Controller-side terminals

  1. Terminal wiring: With one of the PH cables plugged into the ESP32, you should be able to tell which wire corresponds to + and which corresponds to - based on markings on the ESP32 board. Solder the + wire to another flat terminal and solder the - wire to another spring terminal.

  2. Assembly: Super glue the terminals to the terminal-block piece so they line up with the opposite terminal shape from the battery pak (i.e. spring terminal should plug into flat terminal, and vice versa):

5. Reassemble the N64 controller

  1. Install the PCB in the front-piece of the controller shell.

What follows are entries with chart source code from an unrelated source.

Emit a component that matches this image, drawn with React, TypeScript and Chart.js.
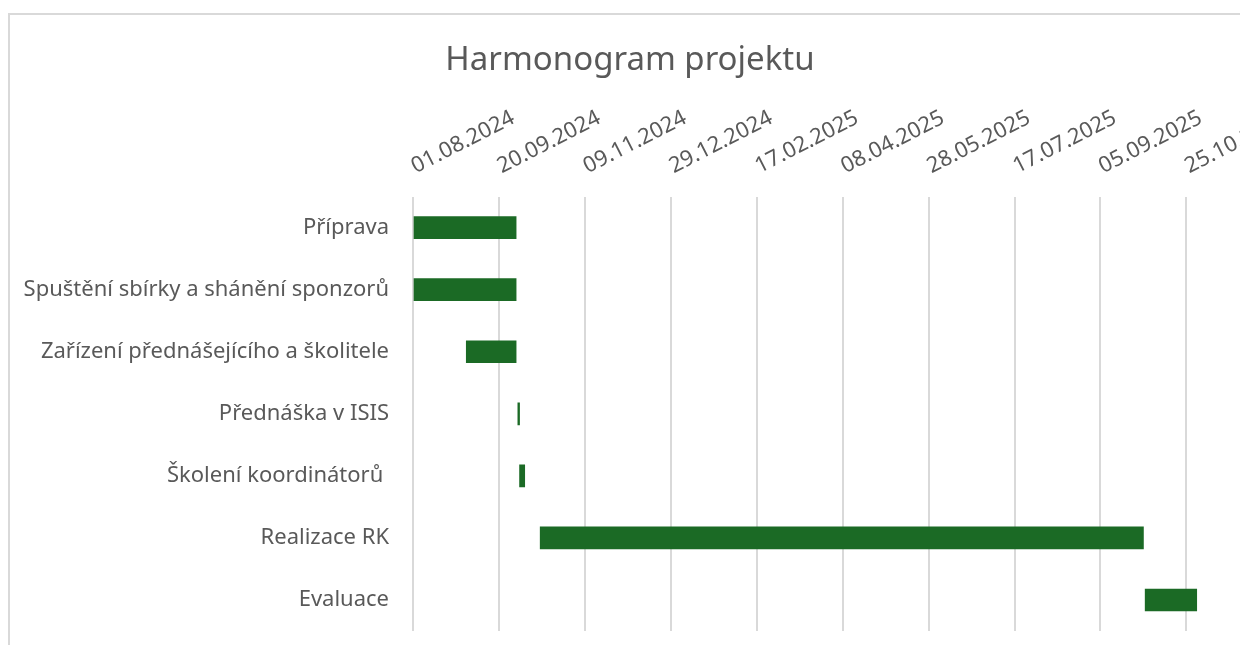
import React, { useEffect, useRef } from 'react';
import { Chart, registerables } from 'chart.js';

Chart.register(...registerables);

const tasks = [
  'Příprava',
  'Spuštění sbírky a shánění sponzorů',
  'Zařízení přednášejícího a školitele',
  'Přednáška v ISIS',
  'Školení koordinátorů ',
  'Realizace RK',
  'Evaluace',
];
const startDates = [
  '01.08.2024',
  '01.08.2024',
  '01.09.2024',
  '01.10.2024',
  '02.10.2024',
  '14.10.2024',
  '01.10.2025',
];
const durationDays = [60, 60, 29, 1, 3, 351, 30];
const axisStart = '01.08.2024';
const tickStepDays = 50;
const axisEndDays = 487;

const DAY = 86400000;
function parseDate(s: string): number {
  const [d, m, y] = s.split('.').map(Number);
  return Date.UTC(y, m - 1, d);
}
const origin = parseDate(axisStart);
function toDays(s: string): number {
  return Math.round((parseDate(s) - origin) / DAY);
}
function fmt(days: number): string {
  const dt = new Date(origin + days * DAY);
  const dd = String(dt.getUTCDate()).padStart(2, '0');
  const mm = String(dt.getUTCMonth() + 1).padStart(2, '0');
  return `${dd}.${mm}.${dt.getUTCFullYear()}`;
}

const FONT = 'Noto Sans';
const TEXT = '#595959';

export default function App() {
  const ref = useRef<HTMLCanvasElement>(null);
  useEffect(() => {
    if (!ref.current) return;
    const bars = tasks.map((_, i) => {
      const s = toDays(startDates[i]);
      return [s, s + durationDays[i]];
    });
    const chart = new Chart(ref.current, {
      type: 'bar',
      data: {
        labels: tasks,
        datasets: [
          {
            data: bars as any,
            backgroundColor: '#1b6a25',
            borderWidth: 0,
            barThickness: 22,
            borderSkipped: false,
          },
        ],
      },
      options: {
        indexAxis: 'y',
        animation: false,
        responsive: false,
        maintainAspectRatio: false,
        layout: { padding: { left: 0, right: 0, top: 0, bottom: 24 } },
        plugins: {
          legend: { display: false },
          tooltip: { enabled: false },
          title: {
            display: true,
            text: 'Harmonogram projektu',
            color: TEXT,
            font: { family: FONT, size: 33, weight: 'normal' },
            padding: { top: 26, bottom: 0 },
          },
        },
        scales: {
          x: {
            type: 'linear',
            position: 'top',
            min: 0,
            max: axisEndDays,
            grid: { color: '#d9d9d9', lineWidth: 2, drawTicks: false },
            border: { display: false },
            ticks: {
              stepSize: tickStepDays,
              autoSkip: false,
              minRotation: 27,
              maxRotation: 27,
              padding: 17,
              labelOffset: 12,
              color: TEXT,
              font: { family: FONT, size: 22 },
              callback: (v: any) => fmt(Number(v)),
            },
            afterBuildTicks: (s: any) => {
              s.ticks = s.ticks.filter((t: any) => t.value % tickStepDays === 0);
            },
            afterFit: (s: any) => {
              s.height = 116;
              s.paddingRight = 0;
              s.paddingLeft = 0;
            },
          },
          y: {
            grid: { display: false, drawTicks: false },
            border: { display: false },
            ticks: {
              color: TEXT,
              font: { family: FONT, size: 22 },
              padding: 24,
            },
            afterFit: (s: any) => {
              s.width = 403;
              s.paddingTop = 0;
              s.paddingBottom = 0;
            },
          },
        },
      } as any,
    });
    return () => chart.destroy();
  }, []);

  return (
    <div style={{ width: 1240, height: 637, overflow: 'hidden' }}>
      <div style={{ paddingTop: 5 }}>
        <div
          style={{
            borderLeft: '2px solid #d9d9d9',
            borderTop: '2px solid #d9d9d9',
            width: 1300,
            height: 700,
          }}
        >
          <canvas ref={ref} width={1240} height={640} style={{ display: 'block' }} />
        </div>
      </div>
    </div>
  );
}
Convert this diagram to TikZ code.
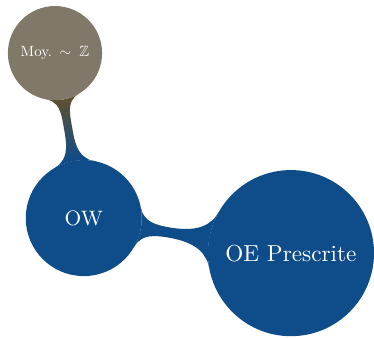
\documentclass[tikz,border=0pt]{standalone}
\usepackage{amssymb}
\usepackage{graphicx}
\usetikzlibrary{mindmap,backgrounds}
\definecolor{mmblue}{RGB}{15,76,138}
\definecolor{mmgrey}{RGB}{128,120,104}
\definecolor{mmolive}{RGB}{92,80,50}
\begin{document}
\begin{tikzpicture}[mindmap,
  every node/.style={concept, draw=none, text=white, inner sep=0pt, align=center},
  bigc/.style={fill=mmblue, minimum size=71.6pt, text width=65pt, font=\normalsize},
  midc/.style={fill=mmblue, minimum size=50pt, text width=45pt, font=\small},
  smallc/.style={fill=mmgrey, minimum size=40.6pt, text width=38pt, font=\normalsize}]
\useasboundingbox (0,0) rectangle (161.2pt,145.3pt);
\node[midc] (ow) at (36.1pt,51.3pt) {OW};
\node[bigc] (oe) at (125.4pt,36.2pt) {OE Prescrite};
\node[smallc] (moy) at (23.7pt,122.4pt) {\scalebox{0.64}{Moy. $\sim\;\mathbb{Z}$}};
\begin{pgfonlayer}{background}
\path (ow) to[circle connection bar switch color=from (mmblue) to (mmblue), line width=4.8pt] (oe);
\path (ow) to[circle connection bar switch color=from (mmblue) to (mmolive), line width=4.8pt] (moy);
\end{pgfonlayer}
\end{tikzpicture}
\end{document}
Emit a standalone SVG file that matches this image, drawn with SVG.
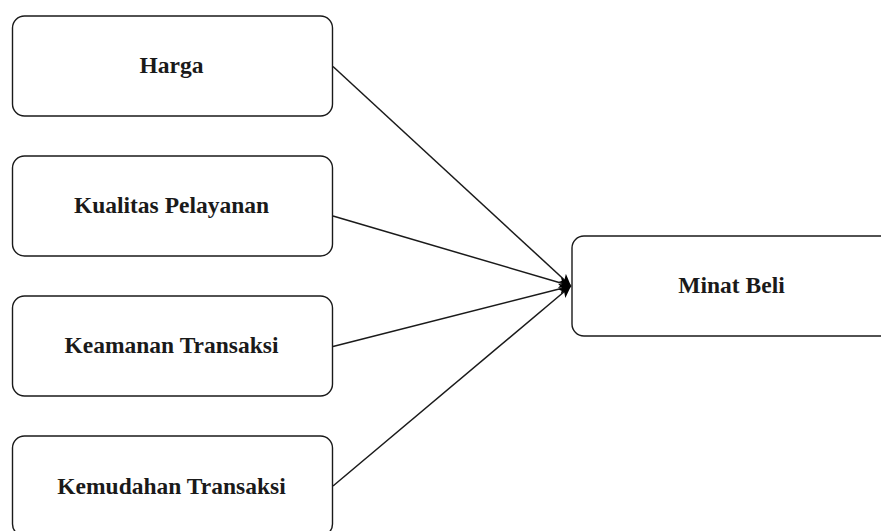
<svg xmlns="http://www.w3.org/2000/svg" width="881" height="531" viewBox="0 0 881 531">
<style>
.box{fill:#ffffff;stroke:#1a1a1a;stroke-width:1.4}
.lbl{font-family:"Liberation Serif","Times New Roman",serif;font-weight:bold;font-size:23.5px;fill:#1a1a1a;text-anchor:middle}
.edge{fill:none;stroke:#1a1a1a;stroke-width:1.5}
</style>
<defs>
<marker id="arr" markerWidth="14" markerHeight="14" refX="12" refY="6" orient="auto" markerUnits="userSpaceOnUse">
<path d="M0,0.5 L12,6 L0,11.5 L3,6 Z" fill="#000000"/>
</marker>
</defs>
<rect width="881" height="531" fill="#ffffff"/>
<g id="connectors">
<path class="edge" d="M333,66.5 L571,286" marker-end="url(#arr)"/>
<path class="edge" d="M333,216 L571,286" marker-end="url(#arr)"/>
<path class="edge" d="M333,346.5 L571,286" marker-end="url(#arr)"/>
<path class="edge" d="M333,486 L571,286" marker-end="url(#arr)"/>
</g>
<g id="harga">
<rect class="box" x="12.5" y="16" width="320" height="100" rx="12"/>
<text class="lbl" x="171.5" y="73">Harga</text>
</g>
<g id="kualitas">
<rect class="box" x="12.5" y="156" width="320" height="100" rx="12"/>
<text class="lbl" x="171.5" y="213">Kualitas Pelayanan</text>
</g>
<g id="keamanan">
<rect class="box" x="12.5" y="296" width="320" height="100" rx="12"/>
<text class="lbl" x="171.5" y="353">Keamanan Transaksi</text>
</g>
<g id="kemudahan">
<rect class="box" x="12.5" y="436" width="320" height="100" rx="12"/>
<text class="lbl" x="171.5" y="494">Kemudahan Transaksi</text>
</g>
<g id="minat">
<rect class="box" x="572" y="236" width="330" height="100" rx="12"/>
<text class="lbl" x="731.5" y="293">Minat Beli</text>
</g>
</svg>
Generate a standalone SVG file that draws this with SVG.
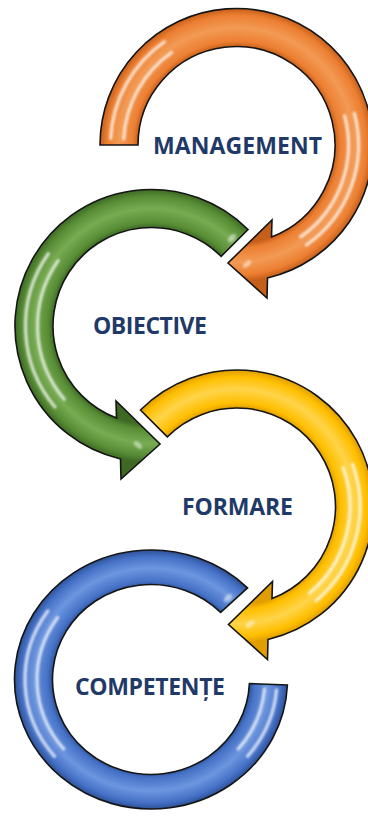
<svg xmlns="http://www.w3.org/2000/svg" width="368" height="818" viewBox="0 0 368 818">
<style>
 .arrow { stroke:#151515; stroke-width:1.6; stroke-linejoin:miter; }
 .hl { fill:none; stroke:#ffffff; stroke-width:3.4; stroke-linecap:round; opacity:0.72; filter:url(#soft); }
 .spot { fill:#ffffff; opacity:0.5; filter:url(#soft); }
 .label { font-family:"Open Sans","Liberation Sans",sans-serif; font-weight:700; font-size:23px; fill:#1F3A68; text-anchor:middle; }
</style>
<defs>
 <filter id="soft" x="-30%" y="-30%" width="160%" height="160%"><feGaussianBlur stdDeviation="1"/></filter>
 <radialGradient id="gOrange" gradientUnits="userSpaceOnUse" cx="236.5" cy="145" r="136.5">
  <stop offset="0.72" stop-color="#C65F1A"/>
  <stop offset="0.76" stop-color="#EC7F32"/>
  <stop offset="0.86" stop-color="#F39A54"/>
  <stop offset="0.95" stop-color="#EC7F32"/>
  <stop offset="1" stop-color="#C65F1A"/>
 </radialGradient>
 <radialGradient id="gGreen" gradientUnits="userSpaceOnUse" cx="151.5" cy="326" r="136.5">
  <stop offset="0.72" stop-color="#3D6923"/>
  <stop offset="0.76" stop-color="#588D36"/>
  <stop offset="0.86" stop-color="#77AC53"/>
  <stop offset="0.95" stop-color="#588D36"/>
  <stop offset="1" stop-color="#3D6923"/>
 </radialGradient>
 <radialGradient id="gYellow" gradientUnits="userSpaceOnUse" cx="237" cy="506.5" r="136.5">
  <stop offset="0.72" stop-color="#E09E00"/>
  <stop offset="0.76" stop-color="#FFBF00"/>
  <stop offset="0.86" stop-color="#FFD44A"/>
  <stop offset="0.95" stop-color="#FFBF00"/>
  <stop offset="1" stop-color="#E09E00"/>
 </radialGradient>
 <radialGradient id="gBlue" gradientUnits="userSpaceOnUse" cx="0" cy="0" r="136.5" gradientTransform="matrix(1 0 0 0.9487 151 679.5)">
  <stop offset="0.72" stop-color="#2D5197"/>
  <stop offset="0.76" stop-color="#4672C7"/>
  <stop offset="0.86" stop-color="#6D96DF"/>
  <stop offset="0.95" stop-color="#4672C7"/>
  <stop offset="1" stop-color="#2D5197"/>
 </radialGradient>
</defs>

<g id="connectors"></g>

<g id="node-management">
 <path class="arrow" fill="url(#gOrange)" d="M 138 145 L 100 145 A 136.5 136.5 0 1 1 267.5 277.93 L 267 298 L 228 263 L 272 220 L 271.5 237.07 A 98.5 98.5 0 1 0 138 145 Z"/>
 <path class="hl" d="M 110.67 138.41 A 126 126 0 0 1 164.23 41.78"/>
 <path class="hl" d="M 123.66 139.09 A 113 113 0 0 1 171.68 52.43"/>
 <path class="hl" d="M 354.34 113.42 A 122 122 0 0 1 306.48 244.94"/>
 <path class="hl" d="M 344.68 116.01 A 112 112 0 0 1 300.74 236.75"/>
 <ellipse class="spot" cx="247" cy="264" rx="5" ry="2.5" transform="rotate(-40 247 264)"/>
 <text class="label" x="237.5" y="154" textLength="169">MANAGEMENT</text>
</g>

<g id="node-obiective">
 <path class="arrow" fill="url(#gGreen)" d="M 221.15 256.35 L 248 229.5 A 136.5 136.5 0 1 0 120.5 458.93 L 121 479 L 160 444 L 116 401 L 116.5 418.07 A 98.5 98.5 0 1 1 221.15 256.35 Z"/>
 <path class="hl" d="M 48.28 253.73 A 126 126 0 0 0 54.98 406.99"/>
 <path class="hl" d="M 58.11 260.61 A 114 114 0 0 0 64.18 399.28"/>
 <ellipse class="spot" cx="232" cy="238" rx="5" ry="3" transform="rotate(-45 232 238)"/>
 <ellipse class="spot" cx="138" cy="445" rx="5" ry="2.5" transform="rotate(40 138 445)"/>
 <text class="label" x="150" y="334" textLength="114">OBIECTIVE</text>
</g>

<g id="node-formare">
 <path class="arrow" fill="url(#gYellow)" d="M 167.35 436.85 L 140.48 409.98 A 136.5 136.5 0 1 1 268 639.43 L 267.5 659.5 L 228.5 624.5 L 272.5 581.5 L 272 598.57 A 98.5 98.5 0 1 0 167.35 436.85 Z"/>
 <path class="hl" d="M 352.58 464.43 A 123 123 0 0 1 316.06 600.72"/>
 <path class="hl" d="M 343.19 467.85 A 113 113 0 0 1 309.63 593.06"/>
 <ellipse class="spot" cx="250" cy="624" rx="5" ry="2.5" transform="rotate(-40 250 624)"/>
 <text class="label" x="237.5" y="515" textLength="111">FORMARE</text>
</g>

<g id="node-competente">
 <path class="arrow" fill="url(#gBlue)" d="M 220.65 612.32 L 247.5 587.9 A 136.5 129.5 0 1 0 287.4 685 L 249.4 683.5 A 98.5 95 0 1 1 220.65 612.32 Z"/>
 <path class="hl" d="M 47.78 610.95 A 126 119.5 0 0 0 54.48 756.31"/>
 <path class="hl" d="M 57.61 617.55 A 114 108 0 0 0 63.68 748.92"/>
 <path class="hl" d="M 276.52 689.91 A 126 119.5 0 0 1 247.52 756.31"/>
 <path class="hl" d="M 264.57 688.91 A 114 108 0 0 1 238.33 748.92"/>
 <ellipse class="spot" cx="228" cy="598" rx="5" ry="3" transform="rotate(-45 228 598)"/>
 <text class="label" x="150" y="695" textLength="150">COMPETENȚE</text>
</g>
</svg>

  2. Plug in the external JST/PH cables into the appropriate PCB-connector.

  3. Reinstall the external boards/mounts (triggers, joystick) in the appropriate spots.

    Reassembled front-piece of the controller shell should look something like this:

  4. Install the terminal-block in the expansion-pak-port of the back-piece of the controller shell:

  5. Mount the back-piece of the controller shell on the front-piece - make sure to reinstall the left and right trigger buttons when you do this.